Marienplatz is one of the most visited squares in the Old Town. The area dated as far back as 1158, which makes it the oldest place in Munich. The square, famous for its trendy stores, gift shops, and ample places to indulge in traditional cuisine, welcomes the visitors from early morning until late evening.
New Town Hall and Glockenspiel
The main feature of the Marienplatz is the New Town Hall or Rathaus. Completed in the beginning of the 20th century, the Gothic-style structure impresses with its size and attention to details.
The central piece of the New Town Hall belongs to the 280-foot-tall clock tower with the two-story, 28-foot-tall Glockenspiel. Two times a day at 11 a.m. and 12 a.m. short shows with the help of mechanical figurines take place in the Glockenspiel. Summer months bring additional “performances” at 5 p.m.
Old Town Hall
The New Town Hall didn’t move far from the Old Town Hall, which is located on the east side of the Marienplatz. Over the years, the structure underwent numerous serious reconstructions. The last one took place in the 1950’s after the Old Town Hall had been almost completely destroyed during World War II. Up to this day, the medieval building is considered one of the most photographed places in the city.
St. Peter’s Church
St. Peter’s Church is the oldest church in Munich. According to some sources, it’s even older than the city itself. The interior of the church is one of the things you don’t want to miss. When inside, make sure to look up at the painting on the ceiling depicting crucifixion of Saint Peter. If you don’t have anything against sweating a bit, climb up to a fire balcony with scenic views of the city.
The Frauenkirche is one of the symbols. Signature twin towers of the tallest church in the city are some of a few structures that survived devastations of World War II.
Unfortunately, we were not able to get closer to the place due to construction work near the church.
All local and visiting gourmets know the way to the famous Victuals Market. Started as a farmers market in the 1700s, it grew to become one of the popular destinations. From traditional German dishes to different kinds of beer and produce, the Victuals Market knows how to spoil its guests.
The Odeonsplatz is another popular square in Munich.

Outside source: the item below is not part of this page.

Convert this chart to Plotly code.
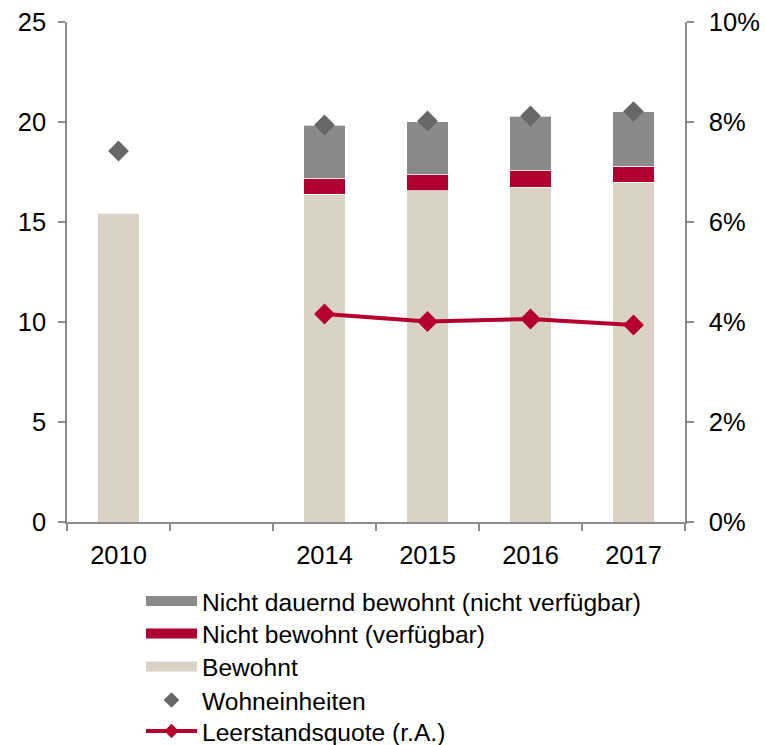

Heavily influenced by Italian architecture of that time, the square was developed in the early 19th century. Two main attractions of the Odeonspatz are Field Marshal’s Hall (Feldherrnhalle) and Theatine Church (Theatinerkirche).
The Field Marshal’s Hall
Taking inspiration from the Loggia dei Lanzi in Florence, the Field Marshal’s Hall was built to honor the Bavarian army.
The Theatine Church
Big yellow structure of the Theatine Church towers over the Odensplatz. Built a few centuries before the rest of the square, the church symbolized gratitude and is the second favorite attraction to see in the city.
After all this urban sightseeing our eyes craved some green spaces. The Hofgarten, located just a short walk away from the Odeonsplatz, came in handy. With simple temples and fountains, the garden looked nothing short of a subtle continuation of the best traditions of Munich in a different way.

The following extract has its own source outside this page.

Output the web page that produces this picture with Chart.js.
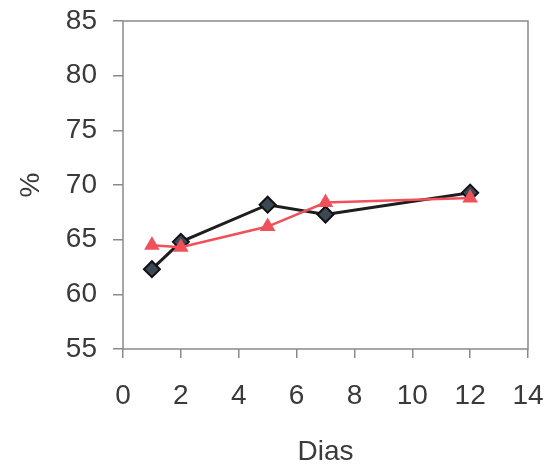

Places to See Outside of the Old Town
The English Garden is one of the largest urban gardens in the world, exceeding even New York’s Central Park. Besides green lawns, hiking trails and beaches by a river, the park boasts river surfing, the Chinese Tower Beer Garden and the Monopteros hilltop acropolis.
After we left the Old Town and randomly chose the Ludwigstrasse, our Munich adventure took us to the Catholic Parish and University Church St. Louis, known for the second-largest altar fresco in the world. A short walk away from it, the Siegestor, city’s landmark between Munich’s Maxvorstadt and Schwabing, marked the end of the Ludwigstrasse and the beginning of the Leopoldstrasse.
We took the Leopoldstrasse and spent the rest of the day exploring the streets, restaurants, and shops of the Schwabing district of Munich. But before returning to our hotel, we had two more places to visit.
Olympiapark is located in the Oberwiesenfeld neighborhood of Munich. Constructed for the 1972 Summer Olympics, it still serves as a venue for different events and celebrations.
With BMW, one of the largest producers of motor vehicles in the world, headquartered in Munich, it is quite appropriate to open the BMW Museum in the same city. Located near Olympiapark, the museum is devoted to the BMW Company, its history and cars.